Bisogna spingere sulle possibilità concrete di vivere in maniera sicura, anche dal punto di vista della salute, nelle città del futuro. L'ideale sarebbe coniugare in modo intelligente i vantaggi sociali degli insediamenti urbani con un minimo e costante accesso ad aree verdi ed in qualche modo staccate dagli stress a cui siamo sottoposti. Se così non fosse, la progettazione dovrebbe prevedere zone promiscue, con residenze e uffici a stretto contatto con giardini pensili ed orti urbani; finestre vere con la possibilità di essere aperte per il ricambio d'aria, senza attivare alcun dispositivo artificiale; tetti e pareti verdi dove possibile; poter fare una pausa respirando per un momento aria pura, sentire gli odori della campagna, anche se questa non è proprio a due passi da noi. Tutto ciò passa attraverso nuove logistiche e nuovi approcci, soprattutto mentali da parte di tutti, nel capire i benefici fisici e psicologici di tali interazioni, in una osmosi totale con il mondo naturale. 
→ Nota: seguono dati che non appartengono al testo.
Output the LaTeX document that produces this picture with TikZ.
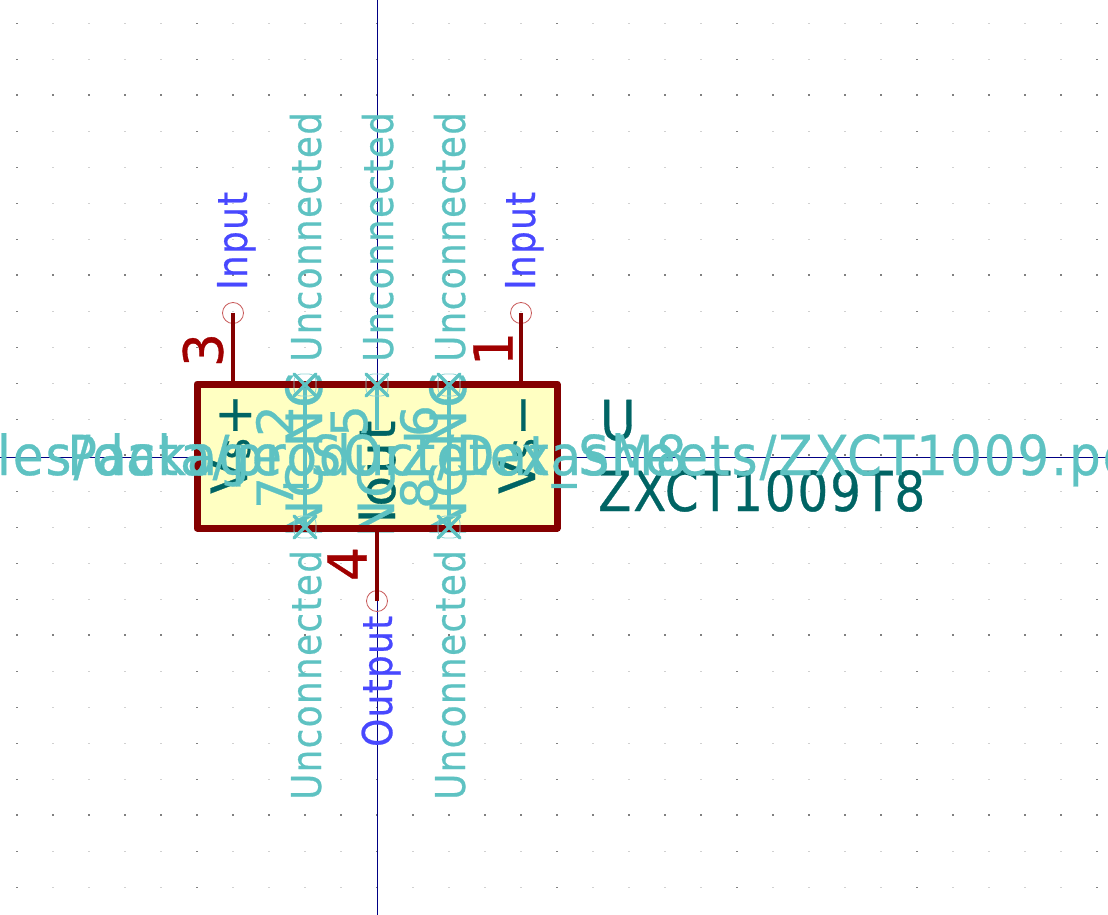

Non può esistere una città a misura d'uomo che non sia contaminata, nel vero senso della parola, dai doni offerti dalla natura, conclude lo studio pubblicato su Science. Deve essere un coinvolgimento continuo tra l'energia dell'area urbana ed il benessere armonico e stimolante che possono dare le specie vegetali con il proprio humus. La loro funzione psicologica va rivista e fortemente riproposta, per preservare al meglio l'integrità degli ecosistemi ma anche la salute pubblica. Se la natura è la fonte della nostra esistenza, non possiamo scordarcene proprio dove siamo più presenti.